Nearly every aspect of our criminal justice system encourages defendants-whether they're innocent or guilty-to take a plea deal. Punishment Without Trial showcases how plea bargaining has undermined justice at every turn and across socioeconomic and racial divides. It forces the hand of lawyers, judges, and defendants, turning our legal system into a ruthlessly efficient mass incarceration machine that is dogging our jails and punishing citizens because it's the path of least resistance. Professor Hessick makes the case against plea bargaining as she illustrates how it has damaged our justice system while presenting an innovative set of reforms for how we can fix it.
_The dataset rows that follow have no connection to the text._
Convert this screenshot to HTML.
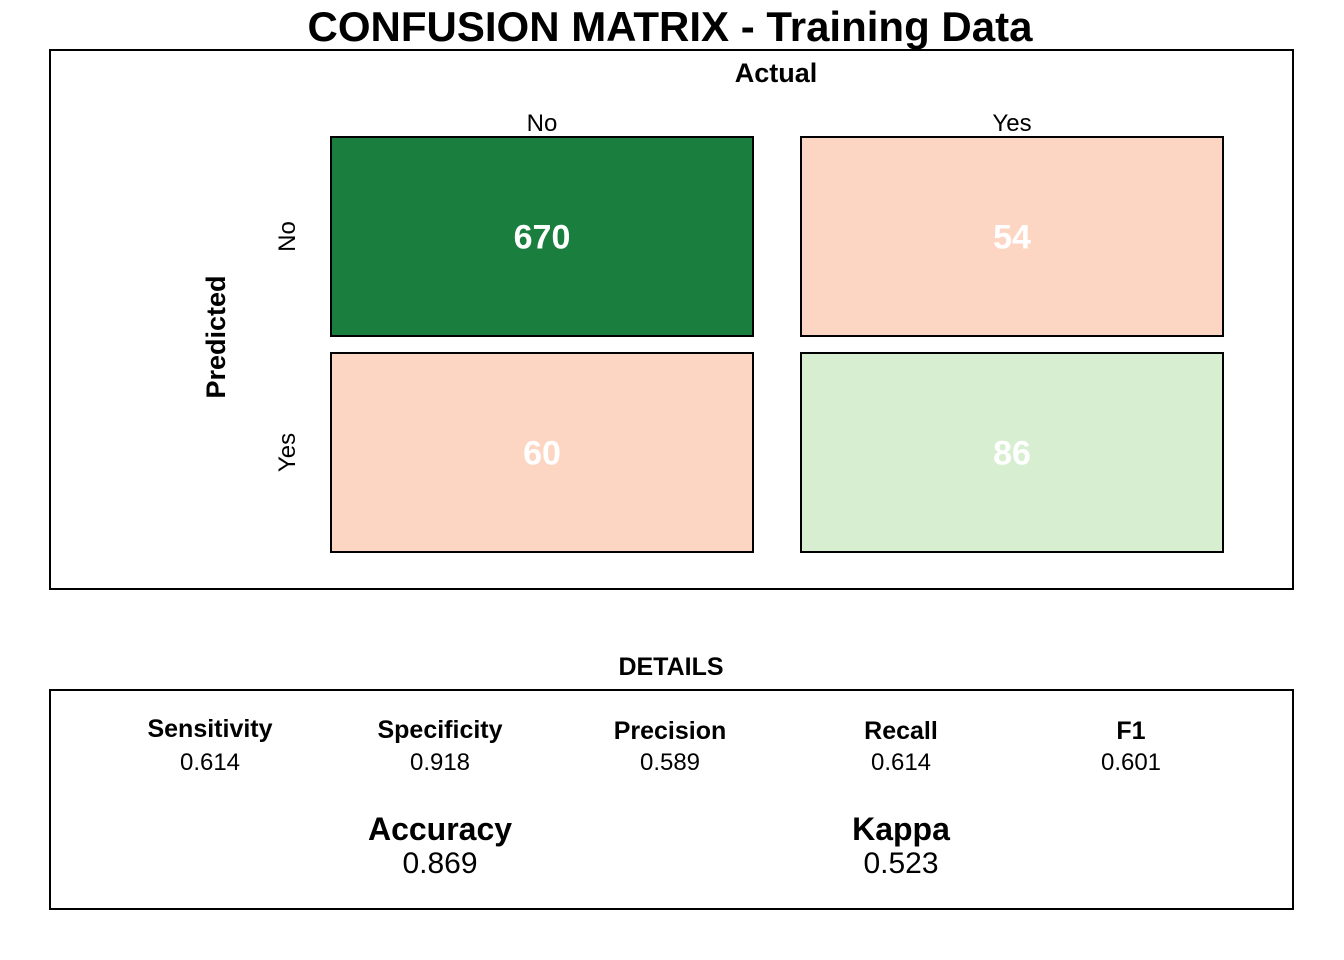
<!DOCTYPE html>
<html><head><meta charset="utf-8"><style>
body{margin:0;background:#fff;}
svg{display:block;font-family:"Liberation Sans",Arial,sans-serif;}
</style></head><body>
<svg id="chart" width="1344" height="960" viewBox="0 0 1344 960">
<text x="670" y="41" text-anchor="middle" font-size="42" font-weight="bold">CONFUSION MATRIX - Training Data</text>
<rect x="50" y="50" width="1243" height="539" fill="none" stroke="#000" stroke-width="2"/>
<text x="776" y="82" text-anchor="middle" font-size="27" font-weight="bold">Actual</text>
<text transform="translate(225,337) rotate(-90)" text-anchor="middle" font-size="27" font-weight="bold">Predicted</text>
<g id="cells"></g>
<text x="671" y="675" text-anchor="middle" font-size="25" font-weight="bold">DETAILS</text>
<rect x="50" y="690" width="1243" height="219" fill="none" stroke="#000" stroke-width="2"/>
<g id="metrics"></g>
</svg>
<script>
const actualLabels=["No","Yes"];
const predictedLabels=["No","Yes"];
const counts=[[670,54],[60,86]];
const cellColors=[["#1a7f3e","#fcd6c2"],["#fcd6c2","#d7eed1"]];
const metricNames=["Sensitivity","Specificity","Precision","Recall","F1"];
const metricValues=["0.614","0.918","0.589","0.614","0.601"];
const bigNames=["Accuracy","Kappa"];
const bigValues=["0.869","0.523"];
const NS="http://www.w3.org/2000/svg";
const colX=[331,801], rowY=[137,353], cw=422, ch=199;
const g=document.getElementById('cells');
function mk(t,a,p){const e=document.createElementNS(NS,t);for(const k in a)e.setAttribute(k,a[k]);p.appendChild(e);return e;}
actualLabels.forEach((l,j)=>{
  const t=mk('text',{x:colX[j]+cw/2,y:131,'text-anchor':'middle','font-size':24},g);t.textContent=l;
  
  
});
predictedLabels.forEach((l,i)=>{
  const t=mk('text',{transform:`translate(295,${rowY[i]+ch/2}) rotate(-90)`,'text-anchor':'middle','font-size':24},g);t.textContent=l;
  
  
});
counts.forEach((row,i)=>row.forEach((v,j)=>{
  const r=mk('rect',{x:colX[j],y:rowY[i],width:cw,height:ch,fill:cellColors[i][j],stroke:'#000','stroke-width':2},g);
  
  
  const t=mk('text',{x:colX[j]+cw/2,y:rowY[i]+ch/2+12,'text-anchor':'middle','font-size':34,'font-weight':'bold',fill:'#fff'},g);t.textContent=v;
  
  
}));
const m=document.getElementById('metrics');
const mx=[210,440,670,901,1131], my=[737,738,739,739,739];
metricNames.forEach((n,k)=>{
  const a=mk('text',{x:mx[k],y:my[k],'text-anchor':'middle','font-size':25,'font-weight':'bold'},m);a.textContent=n;
  
  
  const b=mk('text',{x:mx[k],y:770,'text-anchor':'middle','font-size':24},m);b.textContent=metricValues[k];
  
  
});
const bx=[440,901];
bigNames.forEach((n,k)=>{
  const a=mk('text',{x:bx[k],y:840,'text-anchor':'middle','font-size':32,'font-weight':'bold'},m);a.textContent=n;
  
  
  const b=mk('text',{x:bx[k],y:873,'text-anchor':'middle','font-size':30},m);b.textContent=bigValues[k];
  
  
});
</script>
</body></html>
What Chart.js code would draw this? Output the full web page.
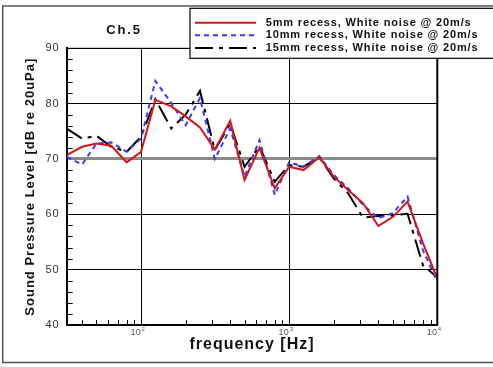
<!DOCTYPE html>
<html>
<head>
<meta charset="utf-8">
<script src="https://cdn.jsdelivr.net/npm/chart.js@4"></script>
<style>
  html, body { margin: 0; padding: 0; background: #fff; }
  canvas { display: block; }
</style>
</head>
<body>
<canvas id="chart" width="493" height="367"></canvas>
<script>
// 1/3 octave band centre frequencies [Hz]
const freqs = [31.5, 40, 50, 63, 80, 100, 125, 160, 200, 250, 315, 400, 500, 630, 800, 1000, 1250, 1600, 2000, 2500, 3150, 4000, 5000, 6300, 8000, 10000];

// SPL [dB re 20uPa]
const spl5mm  = [70.7, 72.2, 72.8, 72.4, 69.4, 71.3, 80.7, 79.5, 77.7, 75.7, 71.7, 76.9, 66.2, 72.0, 64.7, 68.6, 68.0, 70.3, 66.8, 64.4, 62.0, 57.9, 59.5, 62.3, 54.8, 48.4];
const spl10mm = [70.4, 69.0, 72.8, 73.0, 71.3, 73.7, 84.1, 80.1, 76.1, 81.0, 70.0, 75.5, 66.8, 73.4, 63.5, 69.4, 68.6, 70.5, 67.1, 64.7, 61.7, 59.3, 60.2, 63.2, 53.5, 47.8];
const spl15mm = [75.5, 73.7, 74.2, 72.2, 71.3, 74.0, 80.8, 75.5, 78.0, 82.3, 71.6, 76.4, 68.6, 72.3, 65.9, 68.9, 68.6, 70.3, 66.5, 63.8, 59.4, 59.7, 59.8, 60.1, 50.8, 48.6];

const seriesLabels = [
  '5mm recess, White noise @ 20m/s',
  '10mm recess, White noise @ 20m/s',
  '15mm recess, White noise @ 20m/s'
];
const chartTitle = 'Ch.5';
const xTickValues = [100, 1000, 10000];
const xTickExponents = ['2', '3', '4'];
const yTickValues = [40, 50, 60, 70, 80, 90];

const toPoints = (ys) => freqs.map((f, i) => ({ x: f, y: ys[i] }));

// frame, minor ticks, x labels, title and legend
const extras = {
  id: 'extras',
  beforeDraw(chart) {
    chart.ctx.letterSpacing = '1px';
  },
  afterDraw(chart) {
    const { ctx, chartArea: a, scales: { x, y } } = chart;
    ctx.save();

    // outer figure frame
    ctx.strokeStyle = '#555';
    ctx.lineWidth = 1.5;
    ctx.strokeRect(2.7, 6, 500, 356.5);

    // plot frame top / right
    ctx.strokeStyle = '#000';
    ctx.lineWidth = 1;
    ctx.beginPath();
    ctx.moveTo(a.left, a.top);
    ctx.lineTo(a.right, a.top);
    ctx.stroke();
    ctx.lineWidth = 2;
    ctx.beginPath();
    ctx.moveTo(a.right, a.top);
    ctx.lineTo(a.right, a.bottom);
    ctx.stroke();

    // minor ticks
    ctx.lineWidth = 1;
    ctx.beginPath();
    [10, 100, 1000].forEach(d => {
      for (let m = 2; m <= 9; m++) {
        const v = m * d;
        if (v < x.min || v > x.max) continue;
        const px = Math.round(x.getPixelForValue(v)) + 0.5;
        ctx.moveTo(px, a.bottom);
        ctx.lineTo(px, a.bottom - 5);
      }
    });
    for (let v = y.min + 2; v < y.max; v += 2) {
      if (v % 10 === 0) continue;
      const py = Math.round(y.getPixelForValue(v)) + 0.5;
      ctx.moveTo(a.left, py);
      ctx.lineTo(a.left + 6, py);
    }
    ctx.stroke();

    // x tick labels 10^n
    ctx.letterSpacing = '0.3px';
    ctx.fillStyle = '#555';
    ctx.textBaseline = 'middle';
    xTickValues.forEach((v, i) => {
      const px = x.getPixelForValue(v);
      ctx.font = '9px Arial, "Liberation Sans", sans-serif';
      const w = ctx.measureText('10').width;
      ctx.textAlign = 'left';
      ctx.fillText('10', px - w, 332.5);
      ctx.font = '6px Arial, "Liberation Sans", sans-serif';
      ctx.fillText(xTickExponents[i], px + 0.5, 329);
    });

    // title
    ctx.fillStyle = '#111';
    ctx.letterSpacing = '1.8px';
    ctx.font = 'bold 13px Arial, "Liberation Sans", sans-serif';
    ctx.textAlign = 'center';
    ctx.fillText(chartTitle, 124, 30);

    // legend box
    ctx.fillStyle = '#fff';
    ctx.fillRect(190, 8.3, 310, 50);
    ctx.strokeStyle = '#000';
    ctx.lineWidth = 1.2;
    ctx.strokeRect(190, 8.3, 310, 50);
    const rows = [22.7, 35.3, 48];
    chart.data.datasets.forEach((ds, i) => {
      ctx.save();
      ctx.strokeStyle = ds.borderColor;
      ctx.lineWidth = ds.borderWidth;
      ctx.setLineDash(ds.borderDash || []);
      ctx.beginPath();
      ctx.moveTo(195, rows[i]);
      ctx.lineTo(256, rows[i]);
      ctx.stroke();
      ctx.restore();
      ctx.fillStyle = '#111';
      ctx.letterSpacing = '0.85px';
      ctx.font = 'bold 11px Arial, "Liberation Sans", sans-serif';
      ctx.textAlign = 'left';
      ctx.fillText(ds.label, 265.7, rows[i]);
    });

    ctx.restore();
  }
};

new Chart(document.getElementById('chart'), {
  type: 'line',
  data: {
    datasets: [
      {
        label: seriesLabels[0],
        data: toPoints(spl5mm),
        borderColor: '#d01818',
        borderWidth: 2,
        pointRadius: 0,
        fill: false,
        tension: 0
      },
      {
        label: seriesLabels[1],
        data: toPoints(spl10mm),
        borderColor: '#3a3aff',
        borderWidth: 2,
        borderDash: [5, 4],
        pointRadius: 0,
        fill: false,
        tension: 0
      },
      {
        label: seriesLabels[2],
        data: toPoints(spl15mm),
        borderColor: '#000',
        borderWidth: 2,
        borderDash: [18, 6, 4, 6],
        pointRadius: 0,
        fill: false,
        tension: 0
      }
    ]
  },
  options: {
    responsive: false,
    animation: false,
    devicePixelRatio: 1,
    layout: { padding: { left: 0, top: 48.3, right: 55.7, bottom: 0 } },
    plugins: {
      legend: { display: false },
      title: { display: false },
      tooltip: { enabled: false }
    },
    scales: {
      x: {
        type: 'logarithmic',
        min: 31.5,
        max: 10000,
        afterBuildTicks: (scale) => {
          scale.ticks = xTickValues.map(v => ({ value: v }));
        },
        afterFit: (scale) => { scale.height = 42; },
        ticks: { display: false },
        grid: { color: '#000', lineWidth: 1, drawTicks: false },
        border: { display: true, color: '#000', width: 2 },
        title: {
          display: true,
          text: 'frequency [Hz]',
          color: '#111',
          font: { family: 'Arial, "Liberation Sans", sans-serif', size: 16, weight: 'bold' },
          padding: { top: 0, bottom: 13 }
        }
      },
      y: {
        min: 40,
        max: 90,
        afterBuildTicks: (scale) => {
          scale.ticks = yTickValues.map(v => ({ value: v }));
        },
        afterFit: (scale) => { scale.width = 66.7; },
        ticks: {
          color: '#333',
          padding: 7,
          font: { family: 'Arial, "Liberation Sans", sans-serif', size: 11 }
        },
        grid: {
          drawTicks: false,
          color: (c) => c.tick && c.tick.value === 70 ? '#8a8a8a' : '#000',
          lineWidth: (c) => c.tick && c.tick.value === 70 ? 3 : 1
        },
        border: { display: true, color: '#000', width: 2 },
        title: {
          display: true,
          text: 'Sound Pressure Level [dB re 20uPa]',
          color: '#111',
          font: { family: 'Arial, "Liberation Sans", sans-serif', size: 13, weight: 'bold' },
          padding: { top: 23, bottom: 0 }
        }
      }
    }
  },
  plugins: [extras]
});
</script>
</body>
</html>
An impassioned, urgent argument about the future of criminal justice reform, Punishment Without Trial will change the way you view the criminal justice system.
PUBLISHERS WEEKLY
University of North Carolina law professor Hessick argues in this impassioned critique of the criminal justice system that the right to a trial by jury has largely disappeared in America. According to Hessick, more the 90% of federal cases that aren't dismissed end in guilty pleas, and the burden falls disproportionately on people of color and the poor, who rely on overworked public defenders and are more likely to take a deal than defendants with higher incomes. In Hessick's view, the current system of "pressure and pleas"—which commits defendants to pretrial detention, offers lighter sentences for guilty pleas, confiscates money and property from those suspected of crimes, and hides shoddy police work from public scrutiny—has "circumvented most every constitutional and political protection against punishment." Her solutions include higher dismissal rates for low-level criminal charges; the offering of alternatives to incarceration, such as drug rehabilitation programs, as part of plea bargains; and the establishment of conviction and sentencing integrity units within prosecutors' offices. Buttressed by copious statistical evidence, harrowing case studies, and in-depth interviews with prosecutors, defense attorneys, and defendants, this is a knowledgeable and persuasive call for change.